Почему бы выкидывать такие штуки? Для любителей куплетов выписываем еще один, который более других понравился публике.
Жизнь нашу тратя на химеры,
Весь век мы, все до одного,
На разнородные манеры
Вертимся около того…
Чиновник, чтобы подслужиться
Там, где есть польза для него,
И повышения добиться, —
Вертится около того.
Тот на красавице женился
Для утешенья своего,
Вдруг знатный друг к нему явился, —
Вертится около того!
Писатель раз умно напишет,
Так, что похвалят все его,
Да после тем же всё и дышит, —
Вертится около того.
Жених невесту так голубит,
Ее храпит, как божество,
Подумаешь — ее он любит, —
Вертится около того. (Бьет по карману.)
Тут, впрочем, нечему дивиться,
Мудреного нет ничего:
И мир-то, кажется, вертится
Весь около того!
В следующей статье мы рассмотрим пиесы, представленные в бенефис гг. Григорьева 1-го и Мартынова.

Примечания

Печатается по тексту первой публикации.
Впервые опубликовано: ЛГ, 1841, 15 мая, No 52, с. 205-208, без подписи.
В собрание сочинений впервые включено: ПСС, т. IX.
Автограф не найден.
Авторство Некрасова в отношении настоящего и четырех последующих театральных обзоров, опубликованных в ‘Литературной газете’, установлено А. Я. Максимовичем и М. Я. Поляковым по несомненной связи с обзорами тех же пьес в ‘Пантеоне’ (см.: ПСС, т. IX, с. 782-784). Цитирование в комментируемом обзоре тех куплетов некрасовского водевиля ‘Шила в мешке не утаишь — девушки под замком не удержишь’, которые были изъяты цензурой (см. ниже), также свидетельствует в пользу авторства Некрасова.
С. 283. Началось с ‘Клеветы’. — См.: наст. кн., с. 264 и 448.
С. 284. В ‘Боярском слове’ г. Ободовского ~ он не производит на зрителя. — См.: наст. кн., с. 264 и 448.
С. 285. Что за комиссия, создатель, Составить остренький куплет! — Перефразировка слов Фамусова из комедии Грибоедова ‘Горе от ума’: ‘Что за комиссия, создатель, Быть взрослой дочери отцом!’ (д. I, янл. 10).
С. 285. С удовольствием можно смотреть ~ ‘Любовные записки мужа’. — См.: наст. кн., с. 264 и 448.

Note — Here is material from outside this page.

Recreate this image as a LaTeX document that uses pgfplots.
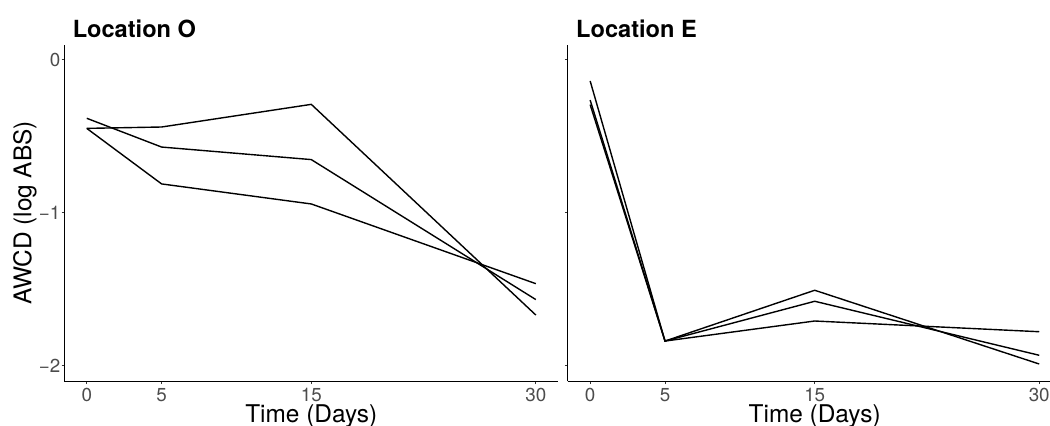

С. 286. ‘Габриель, или Адъютанты’ — водевиль ~ очень мил. — См.: наст. кн., с. 264 и 448.
С. 287. Живут два семейства: в одним три сына… — Здесь начинается пересказ пропущенного в перечне рецензируемых в настоящем обзоре пьес водевиля Н. И. Филимонова ‘Все для девочек и ничего для мальчиков’ (переделка французского водевиля ‘Tout pour les filles et rien pour les garcons’ Габриеля (Ж.-Ж.-Г. Делюрье) и Т.-Ф.-Вильнева), ставился один раз — 14 апреля 1841 г.
С. 287. …теперь я намерен вам рассказать о ‘Лауретте’ ~ и о квакере, который женится на танцовщице. — См.: наст. кн., с. 267-268 и 448-449.
С. 287-288. …водевиля Д. Ленского ‘П<авел> С<тепанович> Мочалов в провинции’. Читатели знают уж из нашей газеты его содержание. — Ссылка на пересказ этого водевиля в статье ‘Московский театр’ за подписью ‘А-в’ (ЛГ, 1841, 30 янв., No 13, с. 52).
С. 288. Вот куплет Руперта, который неизвестно почему выкинут из печати ~ Многим солоно пришлись! — Выделенные курсивом последние стихи куплета — намек на водевиль Кони ‘Петербургские квартиры’ (1840), где в образе журналиста Задарина зло высмеян Булгарин. Видимо, поэтому в близком Булгарину ‘Репертуаре русского театра’ И. П. Песоцкого куплет был ‘выкинут из печати’.